One American Too Many: Boss Badger and the Brisbane Trams, by David Burke
Queensland Museum, (2012), Paperback, 126 pages
One of my interests that I rarely get a chance to indulge in these days is historic trams and trains. I have had a long-term interest in the history and fate of the tramway system in my own home city of Brisbane. Between 1897 and 1969, Brisbane had one of the best-run, most efficient and most popular electric tram systems in Australia. Then it was casually thrown away, for no particularly good reason other than to allow more cars on the roads, and its loss has been regretted ever since, even by those who were responsible for its demise in the first place. However, this book doesn’t deal with the unhappy end of Brisbane’s trams, but rather the triumphant beginning and somewhat turbulent early years. The central figure in this tale is Joseph Stillman Badger, a no-nonsense American technocrat who presided over the electrification of Brisbane’s horse-drawn network, and then ran the system with an iron fist for the next 25 years.

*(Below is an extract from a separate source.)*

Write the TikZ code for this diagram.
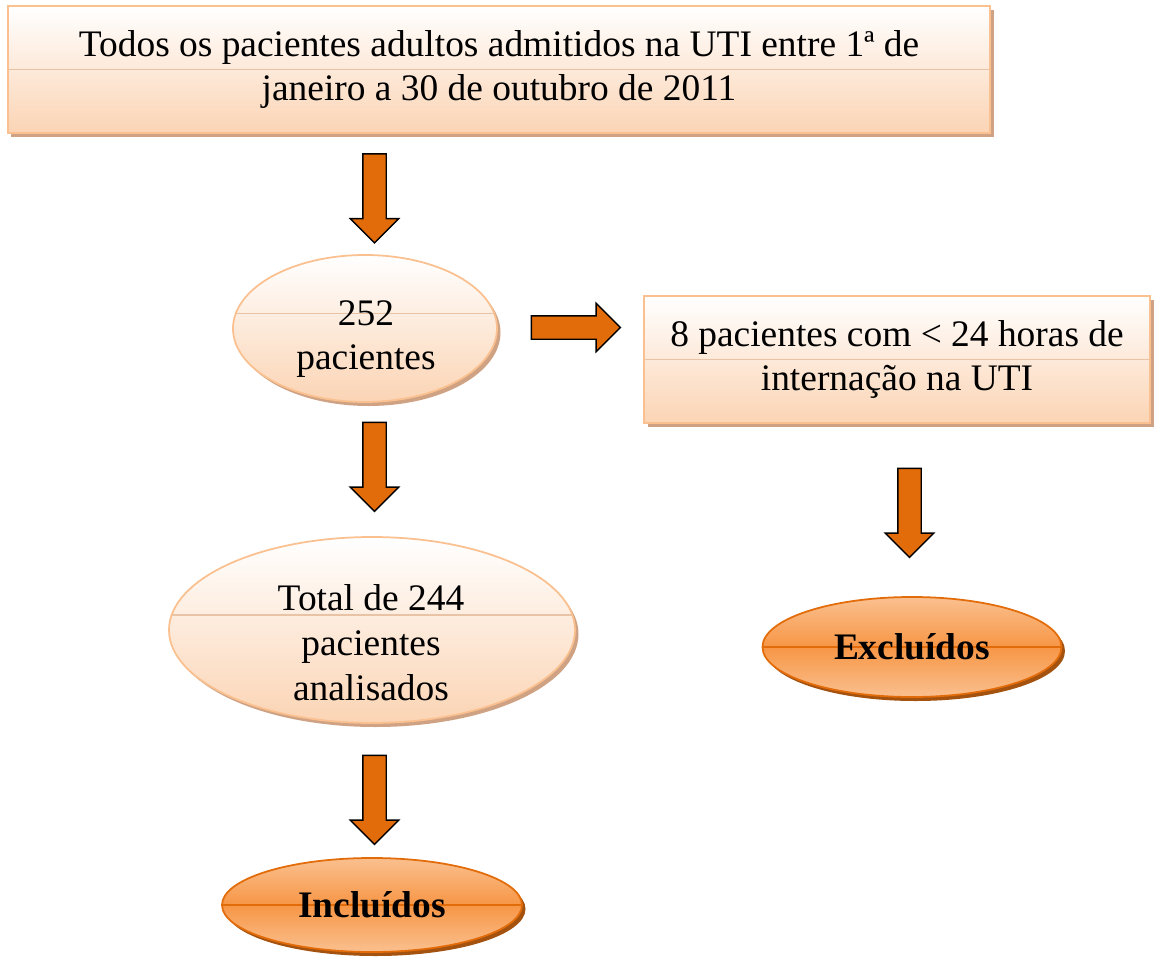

Badger was an autocrat in the finest sense of the word. A non-drinker himself, he made his tram crews into teetotalers by enforcing a strict liquor ban. Not surprisingly he had a particular aversion to trade unionism, and fought vigorously and sometimes nastily to keep the trams de-unionized. This led to a major confrontation in 1912, when he banned tram drivers from wearing union badges to work and then stood down those who defied the edict. This galvanized the union movement and led to a crippling general strike, which paralyzed Brisbane for weeks. The strike eventually petered out and a court decision forced Badger to allow his workers to wear the badges, but Badger’s iron grip remained on Brisbane’s trams until 1922, when the Labor government effectively nationalised the trams, buying out Badger’s company for what he considered a thoroughly inadequate price. This is a fascinating work of history, with excellent pictorial accompaniment, and provides a great glimpse of Brisbane’s early years as it struggled from dirt-streeted settlement to modern capital city. Thoroughly recommended for all those interested, not just in Brisbane’s history, but of the development of public transport in the 20th century.